The first segment of the film is called "Satan's Waitin'," and it features Yosemite Sam promising the devil that he will catch Bugs Bunny to take his place in hell (light-hearted, no?).  We get to see Sam face off against Bugs in many familiar situations, notably with Sam as a Bedouin trying to besiege Bugs' desert fort.  In my opinion, though, the Yosemite Sam character just isn't as effective a comic foil as Daffy Duck or Elmer Fudd, so it's not as entertaining to watch the cartoons featuring him and Bugs.

The second segment is titled "The Unmentionables," with Bugs Bunny playing Elliot Mess, tasked with bringing down the underworld kingpin Rocky.  If you remember the diminutive Rocky character, he's a very funny take-off on gangster actors of the period, and it's amusing to watch him deal with Bugs, Tweety, and Sylvester the Cat.

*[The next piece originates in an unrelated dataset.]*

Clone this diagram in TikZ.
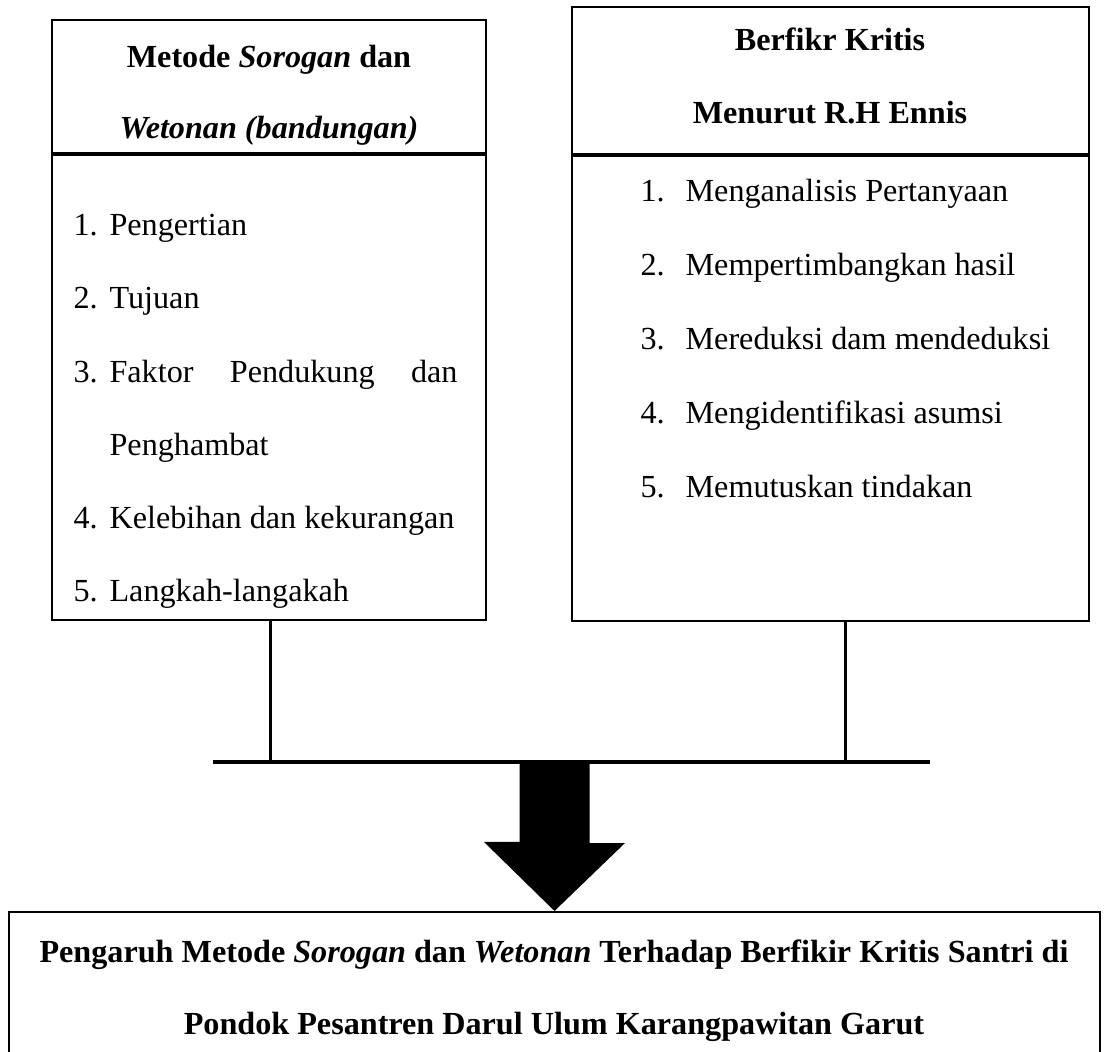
\documentclass[tikz,border=0pt]{standalone}
\usepackage{fontspec}
\setmainfont{Liberation Serif}
\usepackage{tikz}
\usetikzlibrary{calc, fit, positioning}
\tikzstyle{kotak}=[rectangle, draw, line width=0.75pt, inner sep=0pt]
\tikzstyle{teks}=[inner sep=0pt, font=\fontsize{11.7}{14}\selectfont]
\tikzstyle{judul}=[inner sep=0pt, font=\fontsize{11.7}{14}\selectfont\bfseries]
\newcommand{\nomorKiri}[1]{\makebox[13.1pt][l]{#1}}
\newcommand{\nomorKanan}[1]{\makebox[16.4pt][l]{#1}}

\begin{document}
\begin{tikzpicture}[x=0.3636pt, y=-0.3636pt]
\useasboundingbox (0,0) rectangle (1105,1052);

% Kotak kiri
\node (kiri) [kotak, fit={(52,20) (486,620)}] {};
\coordinate (garisKiri) at (0,154);
\draw[line width=1.2pt] (kiri.west |- garisKiri) -- (kiri.east |- garisKiri);

\node (judulKiri1) [judul, anchor=mid] at (269,61) {Metode \textit{Sorogan} dan};
\node (judulKiri2) [judul, anchor=mid] at (269,132) {\textit{Wetonan (bandungan)}};

\node (itemKiri1) [teks, anchor=mid west] at (73,229) {\nomorKiri{1.}Pengertian};
\node (itemKiri2) [teks, anchor=mid west] at (73,302) {\nomorKiri{2.}Tujuan};
\node (itemKiri3) [teks, anchor=mid west] at (73,376) {\nomorKiri{3.}\makebox[126.5pt][s]{Faktor Pendukung dan}};
\node (itemKiri3b) [teks, anchor=mid west] at (73,449) {\nomorKiri{}Penghambat};
\node (itemKiri4) [teks, anchor=mid west] at (73,522) {\nomorKiri{4.}Kelebihan dan kekurangan};
\node (itemKiri5) [teks, anchor=mid west] at (73,595) {\nomorKiri{5.}Langkah-langakah};

% Kotak kanan
\node (kanan) [kotak, fit={(572,7) (1089,621)}] {};
\coordinate (garisKanan) at (0,155);
\draw[line width=1.2pt] (kanan.west |- garisKanan) -- (kanan.east |- garisKanan);

\node (judulKanan1) [judul, anchor=mid] at (830,44) {Berfikr Kritis};
\node (judulKanan2) [judul, anchor=mid] at (830,117) {Menurut R.H Ennis};

\node (itemKanan1) [teks, anchor=mid west] at (640,195) {\nomorKanan{1.}Menganalisis Pertanyaan};
\node (itemKanan2) [teks, anchor=mid west] at (640,269) {\nomorKanan{2.}Mempertimbangkan hasil};
\node (itemKanan3) [teks, anchor=mid west] at (640,343) {\nomorKanan{3.}Mereduksi dam mendeduksi};
\node (itemKanan4) [teks, anchor=mid west] at (640,417) {\nomorKanan{4.}Mengidentifikasi asumsi};
\node (itemKanan5) [teks, anchor=mid west] at (640,491) {\nomorKanan{5.}Memutuskan tindakan};

% Garis penghubung
\coordinate (barKiri) at (213,762);
\coordinate (barKanan) at (930,762);
\coordinate (turunKiri) at ($(kiri.south)+(1.5,0)$);
\coordinate (turunKanan) at ($(kanan.south)+(15,0)$);
\draw[line width=1.2pt] (barKiri) -- (barKanan);
\draw[line width=0.8pt] (turunKiri) -- (turunKiri |- barKiri);
\draw[line width=0.8pt] (turunKanan) -- (turunKanan |- barKiri);

% Kotak bawah
\node (bawah) [kotak, fit={(9,912) (1100,1070)}] {};
\node (judulBawah1) [judul, anchor=mid] at (554,956) {Pengaruh Metode \textit{Sorogan} dan \textit{Wetonan} Terhadap Berfikir Kritis Santri di};
\node (judulBawah2) [judul, anchor=mid] at (554,1028) {Pondok Pesantren Darul Ulum Karangpawitan Garut};

% Panah besar
\coordinate (panahAtas) at (bawah.north |- barKiri);
\fill ($(panahAtas)+(-35,-2)$) -- ++(70,0) -- ++(0,83) -- ++(35.5,0)
  -- (bawah.north) -- ++(-70.5,-69) -- ++(35.5,0) -- cycle;

\end{tikzpicture}
\end{document}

The third segment, "The Oswald Awards," is probably the weakest.  It features the Looney Tunes stars at a fictional Hollywood awards ceremony, watching famous moments from their films and hoping to win an "Oswald."  The best part of this segment isn't Bugs or Daffy, but a clip from a short featuring the Three Little Pigs in an entertaining, jazzy adaptation of the fairy tale.

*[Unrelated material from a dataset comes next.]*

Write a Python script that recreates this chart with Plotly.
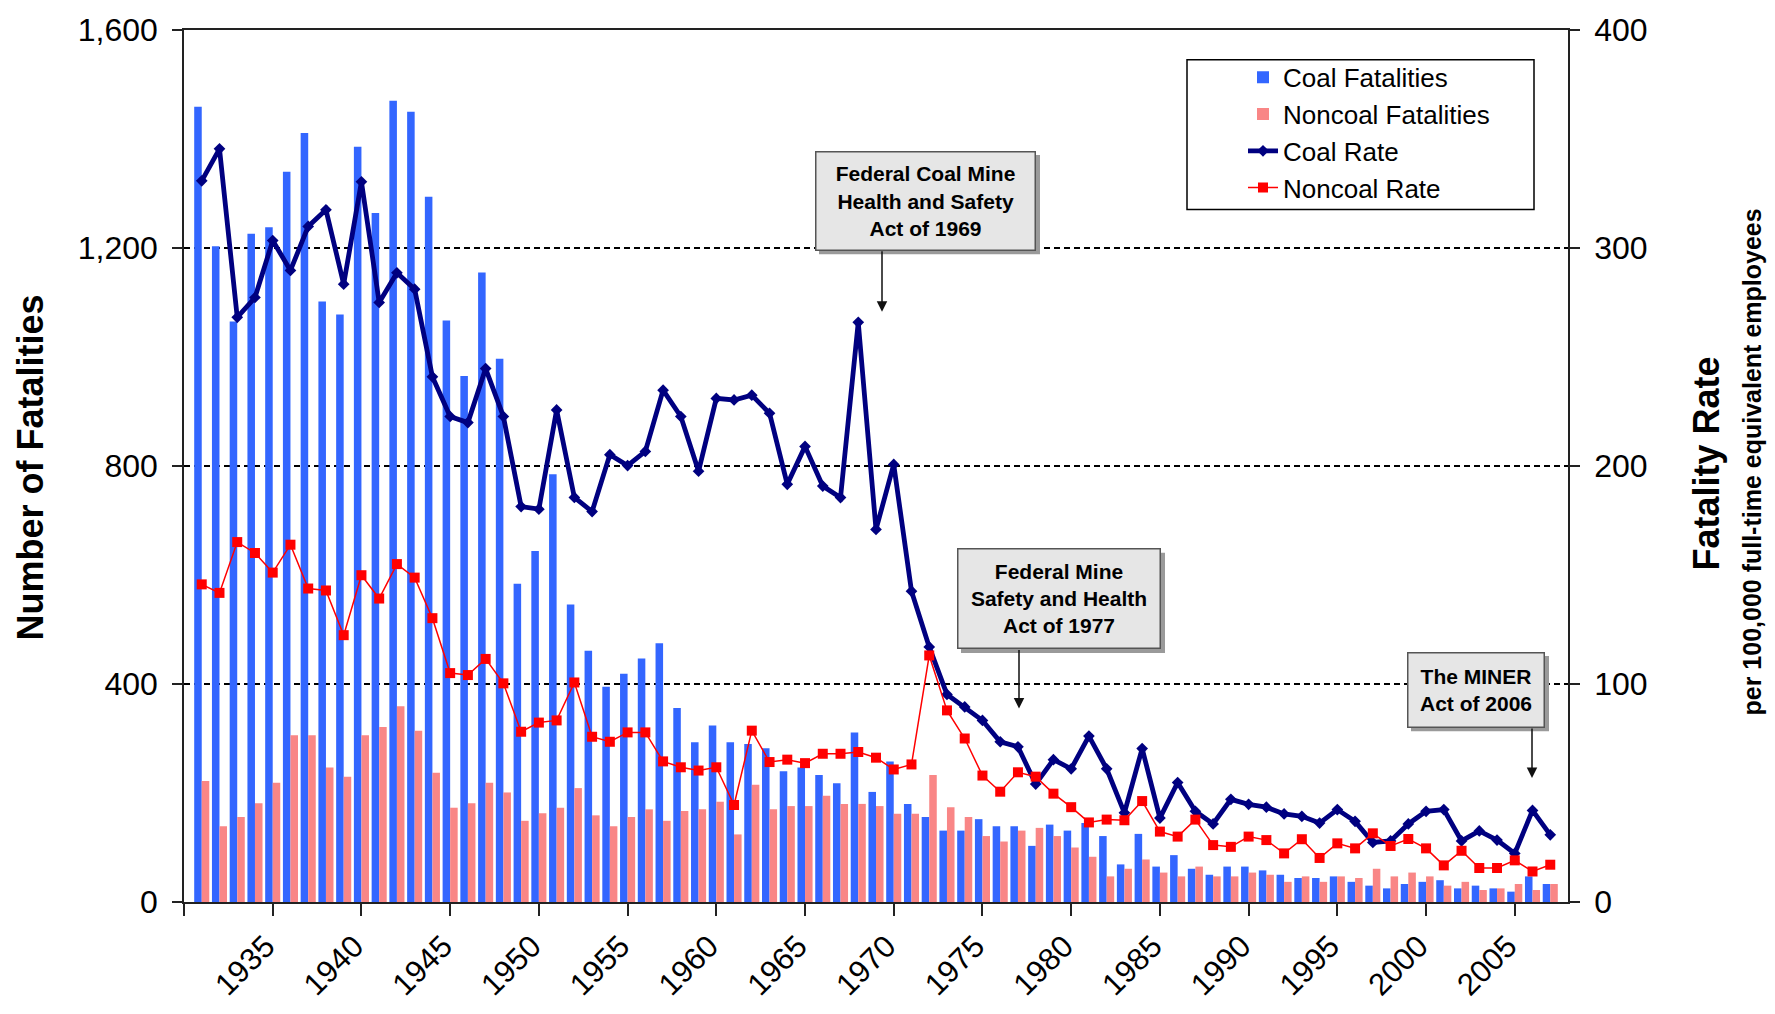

The Special Features do offer a saving grace:  three modern cartoons that are new to DVD.  In Box Office Bunny, Bugs and Daffy try to sneak into a movie theatre, to the consternation of usher Elmer Fudd.  From Hare to Eternity is another showdown between Bugs and Yosemite Sam (voiced by Frank "The Riddler" Gorshin) and Pullet Surprise shows another episode of life on the farm with old favorite Foghorn Leghorn.

This DVD is well-suited to young kids and old devotees of classic Warner Brothers cartoons.  For casual fans, though, it's a bit of a disappointment.  It doesn't sample as many classic comic moments as 1,001 Rabbit Tales and the new material used to link the clips is fairly weak.  This is only recommended for a serious fan.